**Task description**
Copy the data precisely, character for character, and leave out every picture.

***

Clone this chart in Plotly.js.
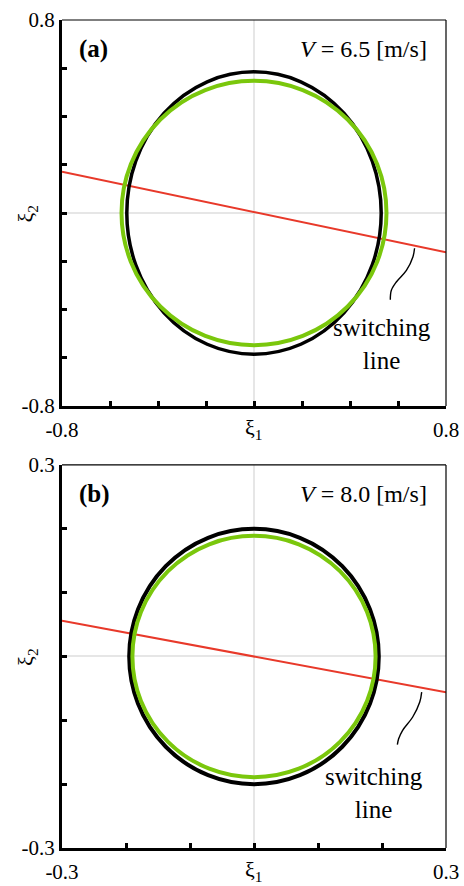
<!DOCTYPE html>
<html><head><meta charset="utf-8">
<script src="https://cdn.plot.ly/plotly-3.0.1.min.js"></script>
<style>html,body{margin:0;padding:0;background:#fff}</style>
</head><body><div id="chart" style="width:464px;height:886px"></div>
<script>
// Panel (a): V = 6.5 m/s
const rangeA = [-0.8, 0.8];
const tickValsA = [-0.8, 0.8];
const tickTextA = ['-0.8', '0.8'];
const minorStepA = 0.2;
const blackSemiA = [0.53, 0.585];   // [x semi-axis, y semi-axis]
const greenSemiA = [0.552, 0.548];
const switchXA = [-0.8, 0.8];
const switchYA = [0.171, -0.163];
const leaderXA = [0.669, 0.662, 0.635, 0.593, 0.572, 0.568];
const leaderYA = [-0.146, -0.182, -0.238, -0.286, -0.321, -0.360];
const labelA = '(a)';
const speedA = '<i>V</i> = 6.5 [m/s]';

// Panel (b): V = 8.0 m/s
const rangeB = [-0.3, 0.3];
const tickValsB = [-0.3, 0.3];
const tickTextB = ['-0.3', '0.3'];
const minorStepB = 0.1;
const blackSemiB = [0.195, 0.2];
const greenSemiB = [0.19, 0.189];
const switchXB = [-0.3, 0.3];
const switchYB = [0.056, -0.056];
const leaderXB = [0.262, 0.259, 0.248, 0.232, 0.226, 0.224];
const leaderYB = [-0.0558, -0.0714, -0.0948, -0.116, -0.129, -0.138];
const labelB = '(b)';
const speedB = '<i>V</i> = 8.0 [m/s]';

const switchText = 'switching<br>line';
const xiX = 'ξ<sub>1</sub>';
const xiY = 'ξ<sub>2</sub>';

const FONT = "'Liberation Serif', 'Times New Roman', Times, serif";
const RED = '#e8392a', GREEN = '#7ac70c', BLACK = '#000000';

const traces = [
  {x: switchXA, y: switchYA, xaxis: 'x', yaxis: 'y', mode: 'lines', line: {color: RED, width: 2}, hoverinfo: 'skip'},
  {x: leaderXA, y: leaderYA, xaxis: 'x', yaxis: 'y', mode: 'lines', line: {color: BLACK, width: 1.4, shape: 'spline'}, hoverinfo: 'skip'},
  {x: switchXB, y: switchYB, xaxis: 'x2', yaxis: 'y2', mode: 'lines', line: {color: RED, width: 2}, hoverinfo: 'skip'},
  {x: leaderXB, y: leaderYB, xaxis: 'x2', yaxis: 'y2', mode: 'lines', line: {color: BLACK, width: 1.4, shape: 'spline'}, hoverinfo: 'skip'}
];

function ellipse(xr, yr, semi, color, w) {
  return {type: 'circle', xref: xr, yref: yr, x0: -semi[0], x1: semi[0], y0: -semi[1], y1: semi[1],
          line: {color: color, width: w}, layer: 'above'};
}
function frame(xr, yr) {
  const xd = xr + ' domain', yd = yr + ' domain';
  return [
    {type: 'line', xref: xd, yref: yd, x0: 0, x1: 1, y0: 1, y1: 1, line: {color: BLACK, width: 1.2}},
    {type: 'line', xref: xd, yref: yd, x0: 1, x1: 1, y0: 0, y1: 1, line: {color: BLACK, width: 1.2}}
  ];
}

const shapes = [
  ellipse('x', 'y', blackSemiA, BLACK, 3.5),
  ellipse('x', 'y', greenSemiA, GREEN, 4),
  ellipse('x2', 'y2', blackSemiB, BLACK, 4),
  ellipse('x2', 'y2', greenSemiB, GREEN, 4),
  ...frame('x', 'y'), ...frame('x2', 'y2')
];

const labFont = {family: FONT, size: 25, color: BLACK};
const vFont = {family: FONT, size: 24, color: BLACK};
const swFont = {family: FONT, size: 25, color: BLACK};
const xiFont = {family: FONT, size: 22, color: BLACK};
const annotations = [
  {xref: 'x domain', yref: 'y domain', x: 0.04, y: 0.925, text: '<b>' + labelA + '</b>', showarrow: false, xanchor: 'left', yanchor: 'middle', font: labFont},
  {xref: 'x domain', yref: 'y domain', x: 0.957, y: 0.925, text: speedA, showarrow: false, xanchor: 'right', yanchor: 'middle', font: vFont},
  {xref: 'x domain', yref: 'y domain', x: 0.834, y: 0.16, text: switchText, showarrow: false, xanchor: 'center', yanchor: 'middle', font: swFont},
  {xref: 'x domain', yref: 'y domain', x: 0.5, y: -0.06, text: xiX, showarrow: false, xanchor: 'center', yanchor: 'middle', font: xiFont},
  {xref: 'x domain', yref: 'y domain', x: -0.09, y: 0.5, text: xiY, showarrow: false, textangle: -90, xanchor: 'center', yanchor: 'middle', font: xiFont},
  {xref: 'x2 domain', yref: 'y2 domain', x: 0.04, y: 0.925, text: '<b>' + labelB + '</b>', showarrow: false, xanchor: 'left', yanchor: 'middle', font: labFont},
  {xref: 'x2 domain', yref: 'y2 domain', x: 0.957, y: 0.925, text: speedB, showarrow: false, xanchor: 'right', yanchor: 'middle', font: vFont},
  {xref: 'x2 domain', yref: 'y2 domain', x: 0.813, y: 0.1436, text: switchText, showarrow: false, xanchor: 'center', yanchor: 'middle', font: swFont},
  {xref: 'x2 domain', yref: 'y2 domain', x: 0.5, y: -0.06, text: xiX, showarrow: false, xanchor: 'center', yanchor: 'middle', font: xiFont},
  {xref: 'x2 domain', yref: 'y2 domain', x: -0.09, y: 0.5, text: xiY, showarrow: false, textangle: -90, xanchor: 'center', yanchor: 'middle', font: xiFont}
];

function axis(range, vals, text, step, extra) {
  return Object.assign({
    range: range, tickmode: 'array', tickvals: vals, ticktext: text,
    ticks: 'inside', ticklen: 5, tickwidth: 3, tickcolor: BLACK,
    minor: {dtick: step, tick0: 0, ticks: 'inside', ticklen: 5, tickwidth: 3, tickcolor: BLACK, showgrid: false},
    showline: true, linewidth: 3, linecolor: BLACK, mirror: false,
    showgrid: false, zeroline: true, zerolinecolor: '#e6e6e6', zerolinewidth: 2,
    tickfont: {family: FONT, size: 21, color: BLACK}, fixedrange: true
  }, extra);
}

const layout = {
  width: 464, height: 886,
  margin: {l: 62, r: 18, t: 20, b: 38},
  paper_bgcolor: '#fff', plot_bgcolor: '#fff',
  showlegend: false,
  font: {family: FONT, color: BLACK},
  xaxis: axis(rangeA, tickValsA, tickTextA, minorStepA, {anchor: 'y', domain: [0, 1], ticklabelstandoff: 3}),
  yaxis: axis(rangeA, tickValsA, tickTextA, minorStepA, {anchor: 'x', domain: [0.5338, 1]}),
  xaxis2: axis(rangeB, tickValsB, tickTextB, minorStepB, {anchor: 'y2', domain: [0, 1], ticklabelstandoff: 3}),
  yaxis2: axis(rangeB, tickValsB, tickTextB, minorStepB, {anchor: 'x2', domain: [0, 0.4626]}),
  shapes: shapes,
  annotations: annotations
};

Plotly.newPlot('chart', traces, layout, {displayModeBar: false, staticPlot: true});
</script></body></html>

***

**Worked answer**
Clone this chart in Plotly.js.
<!DOCTYPE html>
<html><head><meta charset="utf-8">
<script src="https://cdn.plot.ly/plotly-3.0.1.min.js"></script>
<style>html,body{margin:0;padding:0;background:#fff}</style>
</head><body><div id="chart" style="width:464px;height:886px"></div>
<script>
// Panel (a): V = 6.5 m/s
const rangeA = [-0.8, 0.8];
const tickValsA = [-0.8, 0.8];
const tickTextA = ['-0.8', '0.8'];
const minorStepA = 0.2;
const blackSemiA = [0.53, 0.585];   // [x semi-axis, y semi-axis]
const greenSemiA = [0.552, 0.548];
const switchXA = [-0.8, 0.8];
const switchYA = [0.171, -0.163];
const leaderXA = [0.669, 0.662, 0.635, 0.593, 0.572, 0.568];
const leaderYA = [-0.146, -0.182, -0.238, -0.286, -0.321, -0.360];
const labelA = '(a)';
const speedA = '<i>V</i> = 6.5 [m/s]';

// Panel (b): V = 8.0 m/s
const rangeB = [-0.3, 0.3];
const tickValsB = [-0.3, 0.3];
const tickTextB = ['-0.3', '0.3'];
const minorStepB = 0.1;
const blackSemiB = [0.195, 0.2];
const greenSemiB = [0.19, 0.189];
const switchXB = [-0.3, 0.3];
const switchYB = [0.056, -0.056];
const leaderXB = [0.262, 0.259, 0.248, 0.232, 0.226, 0.224];
const leaderYB = [-0.0558, -0.0714, -0.0948, -0.116, -0.129, -0.138];
const labelB = '(b)';
const speedB = '<i>V</i> = 8.0 [m/s]';

const switchText = 'switching<br>line';
const xiX = 'ξ<sub>1</sub>';
const xiY = 'ξ<sub>2</sub>';

const FONT = "'Liberation Serif', 'Times New Roman', Times, serif";
const RED = '#e8392a', GREEN = '#7ac70c', BLACK = '#000000';

const traces = [
  {x: switchXA, y: switchYA, xaxis: 'x', yaxis: 'y', mode: 'lines', line: {color: RED, width: 2}, hoverinfo: 'skip'},
  {x: leaderXA, y: leaderYA, xaxis: 'x', yaxis: 'y', mode: 'lines', line: {color: BLACK, width: 1.4, shape: 'spline'}, hoverinfo: 'skip'},
  {x: switchXB, y: switchYB, xaxis: 'x2', yaxis: 'y2', mode: 'lines', line: {color: RED, width: 2}, hoverinfo: 'skip'},
  {x: leaderXB, y: leaderYB, xaxis: 'x2', yaxis: 'y2', mode: 'lines', line: {color: BLACK, width: 1.4, shape: 'spline'}, hoverinfo: 'skip'}
];

function ellipse(xr, yr, semi, color, w) {
  return {type: 'circle', xref: xr, yref: yr, x0: -semi[0], x1: semi[0], y0: -semi[1], y1: semi[1],
          line: {color: color, width: w}, layer: 'above'};
}
function frame(xr, yr) {
  const xd = xr + ' domain', yd = yr + ' domain';
  return [
    {type: 'line', xref: xd, yref: yd, x0: 0, x1: 1, y0: 1, y1: 1, line: {color: BLACK, width: 1.2}},
    {type: 'line', xref: xd, yref: yd, x0: 1, x1: 1, y0: 0, y1: 1, line: {color: BLACK, width: 1.2}}
  ];
}

const shapes = [
  ellipse('x', 'y', blackSemiA, BLACK, 3.5),
  ellipse('x', 'y', greenSemiA, GREEN, 4),
  ellipse('x2', 'y2', blackSemiB, BLACK, 4),
  ellipse('x2', 'y2', greenSemiB, GREEN, 4),
  ...frame('x', 'y'), ...frame('x2', 'y2')
];

const labFont = {family: FONT, size: 25, color: BLACK};
const vFont = {family: FONT, size: 24, color: BLACK};
const swFont = {family: FONT, size: 25, color: BLACK};
const xiFont = {family: FONT, size: 22, color: BLACK};
const annotations = [
  {xref: 'x domain', yref: 'y domain', x: 0.04, y: 0.925, text: '<b>' + labelA + '</b>', showarrow: false, xanchor: 'left', yanchor: 'middle', font: labFont},
  {xref: 'x domain', yref: 'y domain', x: 0.957, y: 0.925, text: speedA, showarrow: false, xanchor: 'right', yanchor: 'middle', font: vFont},
  {xref: 'x domain', yref: 'y domain', x: 0.834, y: 0.16, text: switchText, showarrow: false, xanchor: 'center', yanchor: 'middle', font: swFont},
  {xref: 'x domain', yref: 'y domain', x: 0.5, y: -0.06, text: xiX, showarrow: false, xanchor: 'center', yanchor: 'middle', font: xiFont},
  {xref: 'x domain', yref: 'y domain', x: -0.09, y: 0.5, text: xiY, showarrow: false, textangle: -90, xanchor: 'center', yanchor: 'middle', font: xiFont},
  {xref: 'x2 domain', yref: 'y2 domain', x: 0.04, y: 0.925, text: '<b>' + labelB + '</b>', showarrow: false, xanchor: 'left', yanchor: 'middle', font: labFont},
  {xref: 'x2 domain', yref: 'y2 domain', x: 0.957, y: 0.925, text: speedB, showarrow: false, xanchor: 'right', yanchor: 'middle', font: vFont},
  {xref: 'x2 domain', yref: 'y2 domain', x: 0.813, y: 0.1436, text: switchText, showarrow: false, xanchor: 'center', yanchor: 'middle', font: swFont},
  {xref: 'x2 domain', yref: 'y2 domain', x: 0.5, y: -0.06, text: xiX, showarrow: false, xanchor: 'center', yanchor: 'middle', font: xiFont},
  {xref: 'x2 domain', yref: 'y2 domain', x: -0.09, y: 0.5, text: xiY, showarrow: false, textangle: -90, xanchor: 'center', yanchor: 'middle', font: xiFont}
];

function axis(range, vals, text, step, extra) {
  return Object.assign({
    range: range, tickmode: 'array', tickvals: vals, ticktext: text,
    ticks: 'inside', ticklen: 5, tickwidth: 3, tickcolor: BLACK,
    minor: {dtick: step, tick0: 0, ticks: 'inside', ticklen: 5, tickwidth: 3, tickcolor: BLACK, showgrid: false},
    showline: true, linewidth: 3, linecolor: BLACK, mirror: false,
    showgrid: false, zeroline: true, zerolinecolor: '#e6e6e6', zerolinewidth: 2,
    tickfont: {family: FONT, size: 21, color: BLACK}, fixedrange: true
  }, extra);
}

const layout = {
  width: 464, height: 886,
  margin: {l: 62, r: 18, t: 20, b: 38},
  paper_bgcolor: '#fff', plot_bgcolor: '#fff',
  showlegend: false,
  font: {family: FONT, color: BLACK},
  xaxis: axis(rangeA, tickValsA, tickTextA, minorStepA, {anchor: 'y', domain: [0, 1], ticklabelstandoff: 3}),
  yaxis: axis(rangeA, tickValsA, tickTextA, minorStepA, {anchor: 'x', domain: [0.5338, 1]}),
  xaxis2: axis(rangeB, tickValsB, tickTextB, minorStepB, {anchor: 'y2', domain: [0, 1], ticklabelstandoff: 3}),
  yaxis2: axis(rangeB, tickValsB, tickTextB, minorStepB, {anchor: 'x2', domain: [0, 0.4626]}),
  shapes: shapes,
  annotations: annotations
};

Plotly.newPlot('chart', traces, layout, {displayModeBar: false, staticPlot: true});
</script></body></html>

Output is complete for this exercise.